What Neighborhood Should You Move to in Minneapolis If…

Minneapolis has great neighborhoods, each with its own unique style and vibe. Here are tips to find the right one to fit your lifestyle.

If money is no object

Boasting some of Minneapolis’ largest and most expensive homes and easy access to the chain of lakes, the affluent Kenwood neighborhood — on Minneapolis’ west side — is one of the most desirable in the city. It’s home to the famous Mary Tyler Moore “house,” which recently sold for a cool $1.5 million.

“The houses are very grand with older details and a lot of charm,” said Paul Tharp, a Minneapolis Realtor at Coldwell Banker Burnet. “Downtown is easily accessible yet you’re still in your own oasis.”

Zillow reports the median home value is $937,700.

If you want to live in style downtown, there are several luxury, high-rise condo towers including The Carlyle. The 39-story tower offers panoramic views, a gym/yoga studio, rooftop pool/deck and wine room. In 2015, a unit fetched a record-setting  $1,200 per square foot or $4.3 million in cash.

Also check out The Ivy where condo prices currently range between $650,000 and $1.875 million.

If you’re a first-time home buyer

 The Nokomis area of South Minneapolis, which is composed of 11 smaller neighborhoods, is affordable with proximity to Lake Nokomis, Minnehaha Falls and neighborhood restaurants.

“There are great starter-size homes with charm,” Tharp said.

Many houses are in the mid-$200,000 range. One downside is Nokomis’ proximity to the airport and the airplane noise.

Meanwhile, Windom Park in Northeast Minneapolis is a nice option for “aging renters” graduating from the “Uptown-Downtown commotion,” reports City Pages. Homes have quiet charm with a variety in the mid-$200,000 range. The neighborhood is far enough from downtown yet close enough that residents can easily commute by car, bus or bike.
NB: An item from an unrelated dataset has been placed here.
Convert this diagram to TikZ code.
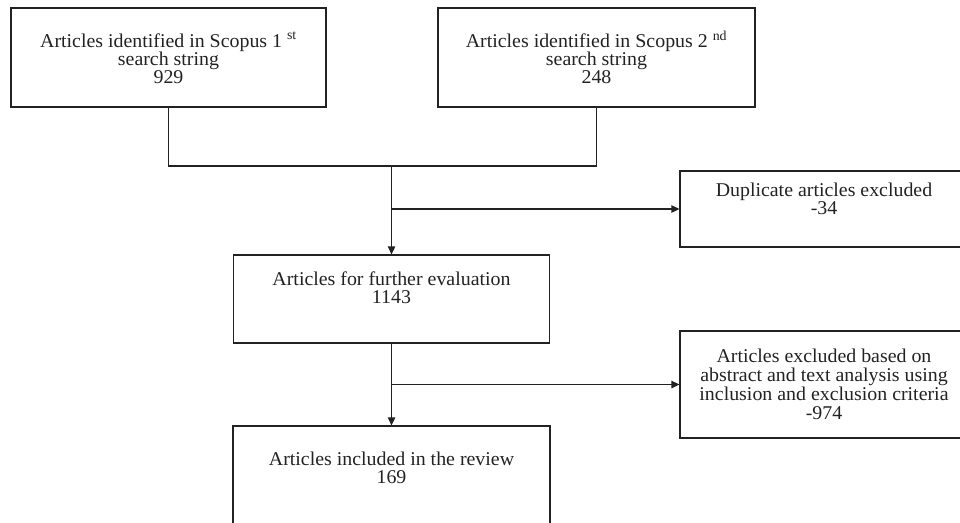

If you’re a young professional

 

The trendy, bustling Kingfield neighborhood in Southwest Minneapolis is red-hot offering local coffee shops, restaurants/bars and vintage stores, concentrated along Nicollet Avenue. It has a cool vibe. Popular hangouts include Revival and Blackbird.

“You have the accessibility of Lake Harriet, but not the price tag of being on the lake,” Tharp pointed out. It’s also just south of Uptown.”

If you’re an artist or musician

Northeast Minneapolis is filled with studios, art galleries, taprooms and restaurants. Many old blue-collar buildings were converted into art studios where more than 400 artists work in different mediums.

Also, downtown’s once-industrial North Loop is now filled with hip bars, nightclubs, boutiques, galleries and trendy housing options—a perfect haven for artists/musicians.

If your life revolves around your dogs

Loring Park, on the southern end of downtown, features Lakes and Legends, Minnesota’s first restaurant/bar to legally allow dogs inside. The neighborhood also has a beautiful off-the-leash dog park with night lights and drinking fountains just for dogs.

Another favorite park is the Minnehaha Off-Leash Dog Park  in the Minnehaha neighborhood, which includes woodsy trails and a sandy beach along the Mississippi riverfront where dogs can swim.

If you’re raising a family

Linden Hills, on the southwest shore of Lake Harriet, feels like a small town in a big city. It’s often considered one of Minneapolis’ best family neighborhoods boasting parks, local coffee shops and restaurants, and a great public school system. Nearby kid-friendly amenities include Sebastian Joe’s Ice Cream, the Como-Harriet Streetcar, the Lake Harriet Bandshell and the Wild Rumpus kids’ bookstore.

If you’re a major foodie

The North Loop is the Twin Cities’ fastest-growing food neighborhood, boasting two of Minneapolis’ most nationally recognized restaurants: The Bachelor Farmer and Spoon and Stable. Other popular eateries include Butcher & the Boar and Bar La Grassa.

Also, check out south Minneapolis’ Whittier neighborhood with its stretch of Nicollet Mall appropriately called “Eat Street.” It features 40-plus ethnic restaurants offering everything from Asian fusion and Greek to German and African cuisine. Examples include Quang RestaurantEat Street Social and Icehouse.